>> Begin
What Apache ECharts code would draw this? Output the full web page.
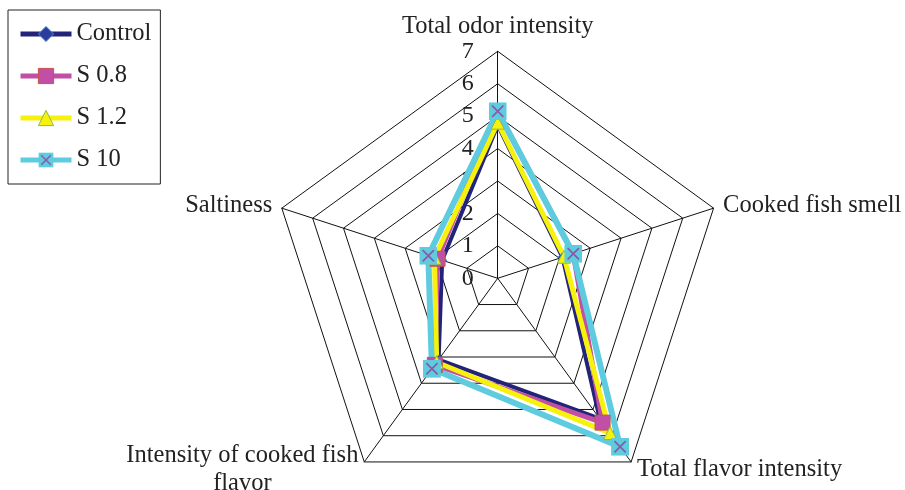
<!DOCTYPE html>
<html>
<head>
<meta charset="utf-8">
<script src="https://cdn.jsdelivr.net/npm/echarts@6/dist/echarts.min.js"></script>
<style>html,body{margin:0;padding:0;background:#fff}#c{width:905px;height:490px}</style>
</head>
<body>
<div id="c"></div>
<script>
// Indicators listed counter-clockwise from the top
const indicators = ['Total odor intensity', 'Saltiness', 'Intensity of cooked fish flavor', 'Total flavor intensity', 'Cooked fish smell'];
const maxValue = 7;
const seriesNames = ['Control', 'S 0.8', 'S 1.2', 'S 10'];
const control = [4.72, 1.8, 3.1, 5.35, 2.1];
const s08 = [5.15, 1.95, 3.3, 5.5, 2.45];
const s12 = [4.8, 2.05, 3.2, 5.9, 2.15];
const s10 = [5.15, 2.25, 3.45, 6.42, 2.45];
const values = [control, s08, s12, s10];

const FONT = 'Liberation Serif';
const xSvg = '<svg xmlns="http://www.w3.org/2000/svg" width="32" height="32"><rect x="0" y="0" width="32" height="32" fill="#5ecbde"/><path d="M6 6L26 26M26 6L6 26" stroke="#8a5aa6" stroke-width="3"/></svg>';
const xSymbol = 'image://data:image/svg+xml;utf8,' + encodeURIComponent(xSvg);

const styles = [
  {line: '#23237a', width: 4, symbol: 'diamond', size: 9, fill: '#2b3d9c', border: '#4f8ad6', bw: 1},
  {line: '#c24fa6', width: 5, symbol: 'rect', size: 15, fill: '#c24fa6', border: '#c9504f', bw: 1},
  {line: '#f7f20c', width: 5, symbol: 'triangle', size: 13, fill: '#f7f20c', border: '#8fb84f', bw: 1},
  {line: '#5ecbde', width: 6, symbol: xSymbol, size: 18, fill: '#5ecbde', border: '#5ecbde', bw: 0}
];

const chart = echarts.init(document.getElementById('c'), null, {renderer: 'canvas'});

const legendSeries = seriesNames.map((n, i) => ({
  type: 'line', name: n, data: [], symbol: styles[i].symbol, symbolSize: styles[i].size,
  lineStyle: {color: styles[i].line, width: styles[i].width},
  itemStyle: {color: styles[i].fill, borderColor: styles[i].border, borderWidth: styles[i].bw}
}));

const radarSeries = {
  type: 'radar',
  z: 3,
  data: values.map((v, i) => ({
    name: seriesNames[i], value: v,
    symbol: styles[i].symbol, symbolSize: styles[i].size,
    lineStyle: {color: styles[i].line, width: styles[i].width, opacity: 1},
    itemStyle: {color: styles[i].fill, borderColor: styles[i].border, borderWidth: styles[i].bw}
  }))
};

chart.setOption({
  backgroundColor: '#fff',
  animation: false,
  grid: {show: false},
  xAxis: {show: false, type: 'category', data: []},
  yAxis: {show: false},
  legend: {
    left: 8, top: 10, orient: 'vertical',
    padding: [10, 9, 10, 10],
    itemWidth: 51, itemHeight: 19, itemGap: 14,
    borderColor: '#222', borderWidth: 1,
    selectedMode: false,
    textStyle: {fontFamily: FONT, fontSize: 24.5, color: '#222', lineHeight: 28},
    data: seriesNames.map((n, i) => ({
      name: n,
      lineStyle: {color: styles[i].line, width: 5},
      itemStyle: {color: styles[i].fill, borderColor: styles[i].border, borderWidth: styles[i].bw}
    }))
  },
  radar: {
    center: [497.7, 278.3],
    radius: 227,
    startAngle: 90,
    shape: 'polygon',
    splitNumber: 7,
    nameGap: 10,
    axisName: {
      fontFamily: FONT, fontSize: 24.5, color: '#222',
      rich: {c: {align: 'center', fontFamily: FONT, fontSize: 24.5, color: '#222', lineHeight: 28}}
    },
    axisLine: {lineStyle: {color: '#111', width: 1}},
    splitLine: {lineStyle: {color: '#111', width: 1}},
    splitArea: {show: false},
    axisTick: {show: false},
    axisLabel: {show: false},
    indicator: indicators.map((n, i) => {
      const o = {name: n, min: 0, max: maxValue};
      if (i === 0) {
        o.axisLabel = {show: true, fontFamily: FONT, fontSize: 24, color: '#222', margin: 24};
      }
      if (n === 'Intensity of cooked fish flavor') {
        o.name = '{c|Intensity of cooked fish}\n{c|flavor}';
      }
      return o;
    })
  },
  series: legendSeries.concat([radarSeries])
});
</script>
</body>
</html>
>> End
**GIVEN TASK:** Each line from the top of the material through the line containing "const values = [control, s08, s12, s10];" should be reproduced exactly; please drop any images.

**WORKED SOLUTION:**
What Apache ECharts code would draw this? Output the full web page.
<!DOCTYPE html>
<html>
<head>
<meta charset="utf-8">
<script src="https://cdn.jsdelivr.net/npm/echarts@6/dist/echarts.min.js"></script>
<style>html,body{margin:0;padding:0;background:#fff}#c{width:905px;height:490px}</style>
</head>
<body>
<div id="c"></div>
<script>
// Indicators listed counter-clockwise from the top
const indicators = ['Total odor intensity', 'Saltiness', 'Intensity of cooked fish flavor', 'Total flavor intensity', 'Cooked fish smell'];
const maxValue = 7;
const seriesNames = ['Control', 'S 0.8', 'S 1.2', 'S 10'];
const control = [4.72, 1.8, 3.1, 5.35, 2.1];
const s08 = [5.15, 1.95, 3.3, 5.5, 2.45];
const s12 = [4.8, 2.05, 3.2, 5.9, 2.15];
const s10 = [5.15, 2.25, 3.45, 6.42, 2.45];
const values = [control, s08, s12, s10];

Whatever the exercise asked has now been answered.